In the records below, find the line containing "Reproduce this chart with Plotly." and the line containing "W, H = PAGE_W - 2 * OFF, PAGE_H - 2 * OFF"; please repeat exactly the lines from one to the other, both included, and nothing more.

→ Collected data entries
+++++

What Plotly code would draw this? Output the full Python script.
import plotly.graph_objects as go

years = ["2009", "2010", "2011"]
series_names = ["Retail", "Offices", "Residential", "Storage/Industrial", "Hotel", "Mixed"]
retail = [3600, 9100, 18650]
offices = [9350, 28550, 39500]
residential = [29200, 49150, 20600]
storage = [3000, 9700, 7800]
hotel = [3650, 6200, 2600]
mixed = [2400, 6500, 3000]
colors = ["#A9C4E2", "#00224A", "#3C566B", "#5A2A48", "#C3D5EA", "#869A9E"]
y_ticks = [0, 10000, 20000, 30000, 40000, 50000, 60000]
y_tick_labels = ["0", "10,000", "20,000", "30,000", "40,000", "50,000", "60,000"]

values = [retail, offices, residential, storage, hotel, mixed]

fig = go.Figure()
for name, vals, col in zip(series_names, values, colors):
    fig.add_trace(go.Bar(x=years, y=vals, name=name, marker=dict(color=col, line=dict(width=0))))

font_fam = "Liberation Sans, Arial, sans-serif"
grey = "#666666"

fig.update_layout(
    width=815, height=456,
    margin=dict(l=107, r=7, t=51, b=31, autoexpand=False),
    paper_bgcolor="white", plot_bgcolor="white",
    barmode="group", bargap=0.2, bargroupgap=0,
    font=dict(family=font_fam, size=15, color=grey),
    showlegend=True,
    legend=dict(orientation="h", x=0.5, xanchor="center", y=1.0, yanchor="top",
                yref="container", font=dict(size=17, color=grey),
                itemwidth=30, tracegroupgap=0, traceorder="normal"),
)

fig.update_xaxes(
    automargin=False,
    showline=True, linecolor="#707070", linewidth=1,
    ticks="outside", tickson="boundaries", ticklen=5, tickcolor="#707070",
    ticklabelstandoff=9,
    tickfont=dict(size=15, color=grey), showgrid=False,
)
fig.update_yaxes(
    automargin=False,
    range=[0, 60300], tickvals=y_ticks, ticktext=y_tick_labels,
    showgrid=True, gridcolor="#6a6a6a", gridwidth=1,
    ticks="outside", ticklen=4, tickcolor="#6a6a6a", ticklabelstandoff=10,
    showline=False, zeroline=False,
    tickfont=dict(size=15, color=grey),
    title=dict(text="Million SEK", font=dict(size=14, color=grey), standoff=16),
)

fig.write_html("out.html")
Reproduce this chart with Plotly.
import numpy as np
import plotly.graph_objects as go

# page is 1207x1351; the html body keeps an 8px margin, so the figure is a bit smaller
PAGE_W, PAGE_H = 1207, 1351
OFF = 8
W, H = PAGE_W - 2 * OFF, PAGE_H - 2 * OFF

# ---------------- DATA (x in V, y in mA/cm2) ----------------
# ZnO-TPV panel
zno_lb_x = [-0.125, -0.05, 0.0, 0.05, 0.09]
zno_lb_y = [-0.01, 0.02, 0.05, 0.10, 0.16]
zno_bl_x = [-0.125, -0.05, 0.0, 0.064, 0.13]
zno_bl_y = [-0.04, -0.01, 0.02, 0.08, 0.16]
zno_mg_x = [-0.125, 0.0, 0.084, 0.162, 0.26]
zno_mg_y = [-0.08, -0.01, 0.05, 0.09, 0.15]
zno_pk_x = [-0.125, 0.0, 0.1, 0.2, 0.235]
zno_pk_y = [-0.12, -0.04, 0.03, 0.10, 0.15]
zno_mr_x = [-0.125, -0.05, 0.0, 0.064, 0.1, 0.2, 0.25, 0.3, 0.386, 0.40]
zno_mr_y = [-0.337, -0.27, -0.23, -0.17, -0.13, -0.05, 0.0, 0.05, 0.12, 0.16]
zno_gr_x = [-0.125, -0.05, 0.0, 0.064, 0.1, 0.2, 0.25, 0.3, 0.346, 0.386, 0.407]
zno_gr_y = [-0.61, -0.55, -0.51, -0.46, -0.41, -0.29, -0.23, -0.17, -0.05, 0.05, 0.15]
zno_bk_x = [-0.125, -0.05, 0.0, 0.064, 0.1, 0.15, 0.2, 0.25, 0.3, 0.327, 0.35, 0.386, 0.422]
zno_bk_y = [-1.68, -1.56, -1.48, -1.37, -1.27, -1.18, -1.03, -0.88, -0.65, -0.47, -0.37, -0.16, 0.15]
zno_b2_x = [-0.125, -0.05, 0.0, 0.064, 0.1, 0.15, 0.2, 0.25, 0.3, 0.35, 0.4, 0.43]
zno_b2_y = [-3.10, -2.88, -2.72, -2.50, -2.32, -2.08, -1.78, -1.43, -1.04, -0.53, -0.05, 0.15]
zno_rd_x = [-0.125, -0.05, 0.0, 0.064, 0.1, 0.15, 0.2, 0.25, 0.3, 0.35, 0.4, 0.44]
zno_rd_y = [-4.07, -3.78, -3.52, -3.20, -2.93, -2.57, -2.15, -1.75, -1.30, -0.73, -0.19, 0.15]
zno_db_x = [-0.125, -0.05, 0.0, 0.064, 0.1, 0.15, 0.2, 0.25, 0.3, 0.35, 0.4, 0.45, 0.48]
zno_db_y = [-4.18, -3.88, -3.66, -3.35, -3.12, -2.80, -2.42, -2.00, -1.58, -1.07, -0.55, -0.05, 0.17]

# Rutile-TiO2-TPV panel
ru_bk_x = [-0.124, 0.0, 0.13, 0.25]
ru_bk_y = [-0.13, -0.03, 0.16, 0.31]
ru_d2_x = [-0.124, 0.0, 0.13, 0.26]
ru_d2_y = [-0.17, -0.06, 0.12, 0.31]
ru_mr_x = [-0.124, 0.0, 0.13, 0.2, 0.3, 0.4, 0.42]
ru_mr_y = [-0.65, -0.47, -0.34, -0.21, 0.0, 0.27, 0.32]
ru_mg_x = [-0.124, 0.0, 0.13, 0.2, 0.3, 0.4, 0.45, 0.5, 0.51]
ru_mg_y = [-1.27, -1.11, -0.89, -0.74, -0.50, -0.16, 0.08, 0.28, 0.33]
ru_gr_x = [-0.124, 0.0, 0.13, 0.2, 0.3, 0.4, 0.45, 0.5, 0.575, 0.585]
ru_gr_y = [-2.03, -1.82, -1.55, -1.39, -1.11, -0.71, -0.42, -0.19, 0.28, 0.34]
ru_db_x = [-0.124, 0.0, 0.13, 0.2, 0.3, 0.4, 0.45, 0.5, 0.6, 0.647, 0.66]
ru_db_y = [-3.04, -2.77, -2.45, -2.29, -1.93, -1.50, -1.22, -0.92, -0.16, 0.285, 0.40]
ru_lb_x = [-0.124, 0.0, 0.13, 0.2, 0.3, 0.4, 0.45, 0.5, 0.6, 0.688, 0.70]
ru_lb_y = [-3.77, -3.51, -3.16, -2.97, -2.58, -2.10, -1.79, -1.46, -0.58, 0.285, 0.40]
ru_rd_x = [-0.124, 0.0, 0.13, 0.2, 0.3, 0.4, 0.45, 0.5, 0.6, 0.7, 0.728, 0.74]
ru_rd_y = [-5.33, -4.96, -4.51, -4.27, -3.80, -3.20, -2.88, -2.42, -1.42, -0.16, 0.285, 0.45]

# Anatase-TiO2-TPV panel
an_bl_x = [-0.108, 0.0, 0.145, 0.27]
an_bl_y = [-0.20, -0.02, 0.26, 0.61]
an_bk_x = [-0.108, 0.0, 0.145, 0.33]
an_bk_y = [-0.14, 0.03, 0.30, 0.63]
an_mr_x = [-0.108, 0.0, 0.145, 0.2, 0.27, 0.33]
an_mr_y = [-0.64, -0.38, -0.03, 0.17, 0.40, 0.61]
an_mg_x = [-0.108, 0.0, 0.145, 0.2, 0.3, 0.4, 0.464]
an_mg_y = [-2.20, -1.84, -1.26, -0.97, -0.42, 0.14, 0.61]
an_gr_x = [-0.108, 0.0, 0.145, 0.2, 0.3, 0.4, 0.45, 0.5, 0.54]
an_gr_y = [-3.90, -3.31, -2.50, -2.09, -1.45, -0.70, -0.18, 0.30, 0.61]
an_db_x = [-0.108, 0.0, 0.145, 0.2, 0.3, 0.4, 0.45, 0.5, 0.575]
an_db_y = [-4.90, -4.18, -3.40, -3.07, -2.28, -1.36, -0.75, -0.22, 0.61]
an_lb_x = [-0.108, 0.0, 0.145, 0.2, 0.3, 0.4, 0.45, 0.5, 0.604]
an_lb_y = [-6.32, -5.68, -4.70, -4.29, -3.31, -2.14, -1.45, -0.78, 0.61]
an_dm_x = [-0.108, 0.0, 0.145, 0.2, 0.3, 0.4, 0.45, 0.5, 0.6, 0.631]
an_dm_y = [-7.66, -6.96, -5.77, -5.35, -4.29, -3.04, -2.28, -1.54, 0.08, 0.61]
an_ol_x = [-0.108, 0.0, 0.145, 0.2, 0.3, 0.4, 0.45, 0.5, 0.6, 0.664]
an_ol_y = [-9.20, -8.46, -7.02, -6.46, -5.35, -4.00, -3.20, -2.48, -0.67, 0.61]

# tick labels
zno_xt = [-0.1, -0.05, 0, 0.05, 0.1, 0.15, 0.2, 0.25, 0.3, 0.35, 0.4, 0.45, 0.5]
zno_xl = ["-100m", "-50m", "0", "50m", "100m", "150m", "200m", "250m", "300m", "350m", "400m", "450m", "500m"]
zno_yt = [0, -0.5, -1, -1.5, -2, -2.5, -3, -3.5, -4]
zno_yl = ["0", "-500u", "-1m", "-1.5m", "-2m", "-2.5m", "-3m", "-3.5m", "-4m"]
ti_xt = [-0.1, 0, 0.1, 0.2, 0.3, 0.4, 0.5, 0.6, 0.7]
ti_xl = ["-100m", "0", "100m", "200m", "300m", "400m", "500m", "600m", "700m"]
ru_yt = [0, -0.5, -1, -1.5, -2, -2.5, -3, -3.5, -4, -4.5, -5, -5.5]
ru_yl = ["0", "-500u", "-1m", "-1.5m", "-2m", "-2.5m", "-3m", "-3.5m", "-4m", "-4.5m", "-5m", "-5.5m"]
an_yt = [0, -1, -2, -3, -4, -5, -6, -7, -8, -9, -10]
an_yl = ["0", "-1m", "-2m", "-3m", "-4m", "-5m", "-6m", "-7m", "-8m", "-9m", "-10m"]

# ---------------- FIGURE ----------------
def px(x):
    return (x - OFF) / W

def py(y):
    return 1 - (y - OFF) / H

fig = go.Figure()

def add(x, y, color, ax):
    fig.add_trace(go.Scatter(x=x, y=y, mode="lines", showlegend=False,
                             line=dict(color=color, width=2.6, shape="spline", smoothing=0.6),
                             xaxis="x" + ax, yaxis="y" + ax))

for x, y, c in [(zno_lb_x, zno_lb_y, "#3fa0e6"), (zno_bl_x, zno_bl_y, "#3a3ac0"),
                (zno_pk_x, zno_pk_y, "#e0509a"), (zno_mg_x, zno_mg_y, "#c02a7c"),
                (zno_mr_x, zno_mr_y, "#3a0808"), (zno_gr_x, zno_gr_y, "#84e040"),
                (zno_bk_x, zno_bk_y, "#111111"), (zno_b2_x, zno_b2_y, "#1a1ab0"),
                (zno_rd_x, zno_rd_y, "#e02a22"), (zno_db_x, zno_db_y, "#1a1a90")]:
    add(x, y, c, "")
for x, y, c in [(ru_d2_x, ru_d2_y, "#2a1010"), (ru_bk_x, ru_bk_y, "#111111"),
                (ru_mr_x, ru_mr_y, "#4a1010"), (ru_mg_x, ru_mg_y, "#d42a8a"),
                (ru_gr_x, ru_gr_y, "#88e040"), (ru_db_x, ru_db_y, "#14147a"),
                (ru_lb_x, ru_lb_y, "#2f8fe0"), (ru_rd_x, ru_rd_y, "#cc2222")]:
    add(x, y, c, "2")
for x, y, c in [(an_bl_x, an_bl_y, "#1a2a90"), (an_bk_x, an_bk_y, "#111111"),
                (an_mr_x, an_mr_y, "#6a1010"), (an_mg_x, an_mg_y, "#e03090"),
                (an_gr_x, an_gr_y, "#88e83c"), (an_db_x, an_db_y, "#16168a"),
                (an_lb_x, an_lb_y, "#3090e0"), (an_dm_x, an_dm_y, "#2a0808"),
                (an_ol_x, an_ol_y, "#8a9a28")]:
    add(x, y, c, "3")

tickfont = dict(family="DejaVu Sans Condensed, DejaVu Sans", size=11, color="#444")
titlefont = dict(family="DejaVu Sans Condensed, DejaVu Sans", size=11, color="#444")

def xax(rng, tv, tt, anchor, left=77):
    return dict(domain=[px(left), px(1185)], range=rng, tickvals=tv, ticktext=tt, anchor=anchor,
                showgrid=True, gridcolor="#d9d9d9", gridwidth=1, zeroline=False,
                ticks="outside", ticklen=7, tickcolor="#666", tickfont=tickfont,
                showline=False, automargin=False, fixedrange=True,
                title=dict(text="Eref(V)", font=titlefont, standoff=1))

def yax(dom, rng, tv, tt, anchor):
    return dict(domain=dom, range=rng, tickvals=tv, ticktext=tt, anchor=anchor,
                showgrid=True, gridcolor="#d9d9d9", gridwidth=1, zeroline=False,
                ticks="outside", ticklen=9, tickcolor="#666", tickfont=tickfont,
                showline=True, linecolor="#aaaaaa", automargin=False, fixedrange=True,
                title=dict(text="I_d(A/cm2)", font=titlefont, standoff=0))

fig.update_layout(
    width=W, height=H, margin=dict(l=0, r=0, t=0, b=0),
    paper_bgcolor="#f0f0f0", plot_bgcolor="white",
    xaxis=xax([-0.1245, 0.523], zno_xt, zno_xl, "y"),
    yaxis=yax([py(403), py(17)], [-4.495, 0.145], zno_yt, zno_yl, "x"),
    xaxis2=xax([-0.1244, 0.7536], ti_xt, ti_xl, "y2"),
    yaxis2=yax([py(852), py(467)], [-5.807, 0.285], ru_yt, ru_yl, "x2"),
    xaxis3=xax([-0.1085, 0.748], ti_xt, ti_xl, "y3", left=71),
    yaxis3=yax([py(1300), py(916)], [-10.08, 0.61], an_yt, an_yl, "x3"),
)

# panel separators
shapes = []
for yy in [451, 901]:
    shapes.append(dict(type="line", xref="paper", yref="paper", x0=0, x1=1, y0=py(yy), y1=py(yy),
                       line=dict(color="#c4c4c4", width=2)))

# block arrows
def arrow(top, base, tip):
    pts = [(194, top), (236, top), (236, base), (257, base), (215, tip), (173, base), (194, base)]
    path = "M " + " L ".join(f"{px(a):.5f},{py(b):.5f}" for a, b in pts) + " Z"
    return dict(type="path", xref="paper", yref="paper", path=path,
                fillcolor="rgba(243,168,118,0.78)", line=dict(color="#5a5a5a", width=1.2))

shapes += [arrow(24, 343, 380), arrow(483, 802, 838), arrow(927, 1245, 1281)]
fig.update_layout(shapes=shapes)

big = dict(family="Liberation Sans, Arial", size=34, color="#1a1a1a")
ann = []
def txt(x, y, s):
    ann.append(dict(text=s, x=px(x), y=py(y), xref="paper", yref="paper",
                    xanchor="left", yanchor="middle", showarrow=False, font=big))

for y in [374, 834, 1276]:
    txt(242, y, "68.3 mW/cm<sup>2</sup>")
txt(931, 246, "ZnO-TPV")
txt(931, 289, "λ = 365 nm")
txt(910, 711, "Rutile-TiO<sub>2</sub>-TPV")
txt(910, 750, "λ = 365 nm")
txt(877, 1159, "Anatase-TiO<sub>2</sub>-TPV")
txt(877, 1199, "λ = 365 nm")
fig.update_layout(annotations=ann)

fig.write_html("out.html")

+++++

→ Expected output
Reproduce this chart with Plotly.
import numpy as np
import plotly.graph_objects as go

# page is 1207x1351; the html body keeps an 8px margin, so the figure is a bit smaller
PAGE_W, PAGE_H = 1207, 1351
OFF = 8
W, H = PAGE_W - 2 * OFF, PAGE_H - 2 * OFF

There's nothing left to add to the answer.